Thank you. Now we will take the last remaining question from Wim Hoste from KBC Securities.

Please ask your question.

Wim Hoste

Yes. Good morning.

One remaining question for me please. On Catalysis on HDD, your business has been supported recently by the good business of China five technology.

Can you maybe help us understand how we should look into the shift towards China 6? What's your share of the market on China 6?

How fast do you expect it to ramp up? Will there be any inventory buildup?

I know that's mostly just-in-time business. But can you maybe clarify a little bit on how we should see the momentum for HDD in the context of China 6?

Thank you.

Marc Grynberg

Good morning, Wim. So you're right in saying that China 5 is a significant driver in our very strong performance for now.

What we currently see in China is that because of the introduction in the middle of this year of China 6 norms for HDD, we see a massive buying of China 5 trucks just until the last minute taking place until the last minutes as long as this is possible. And this is indeed creating quite a lot of demand for our technologies.

Now at the same time -- and this is also good news. At the same time, we have started to receive preorders for China 6, and so that the business is starting up well and I expect a fairly smooth ramp up.

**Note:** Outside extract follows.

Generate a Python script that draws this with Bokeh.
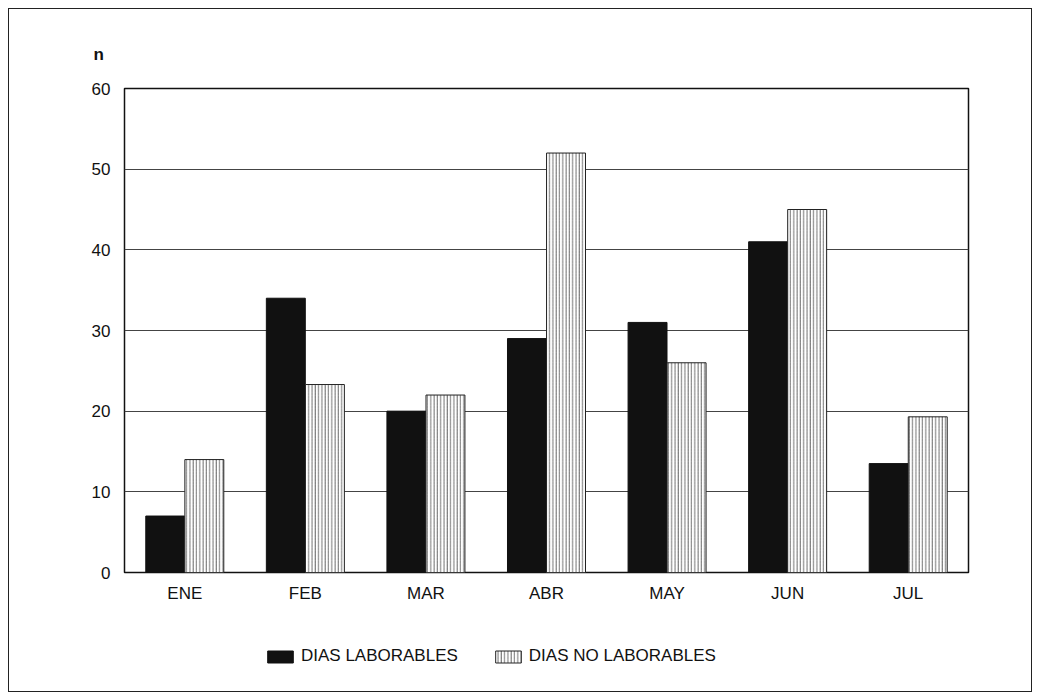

However, I cannot exclude that there will be a little bit of a slowdown in truck demand overall after the window for China 5 closes, because a lot of the trucks -- the trucks, sorry, will have been purchased and it may take a little bit of time for the market to pick up again and to fully recover to normalized levels than on China 6. We have a strong position on China 6 too.

And so I think this bodes well for us, because the value per truck is materially higher than with China 5 technologies. So you will recall that we have -- that we presented in the past as one of the growth pillars of our business.

And I have no reason, no indication today that this will not happen. I'm just saying that it's somewhat difficult to say exactly how the market will behave on the short-term once the window for China 5 closes.

Wim Hoste

Okay. Very clear.

Thank you.

Operator

Dear participants thank you very much for all your questions. I would like now to hand the conference over to the speaker for the closing remarks.

Marc Grynberg

Thank you. And with this, I would like to thank you all for participating in the call this morning and -- where we had the chance to share some information which is on the AGM's agenda for today.

And I would also, again, encourage you to block the date of June 2, which will be our next touch point and where we will have a chance to extensively explain and describe our next level of ambition in terms of sustainability objectives. So, please block the date in your agenda, and I look forward to speaking with you on that occasion.

In the meantime, wish you a nice day, and thank you for joining the call this morning. Bye for now.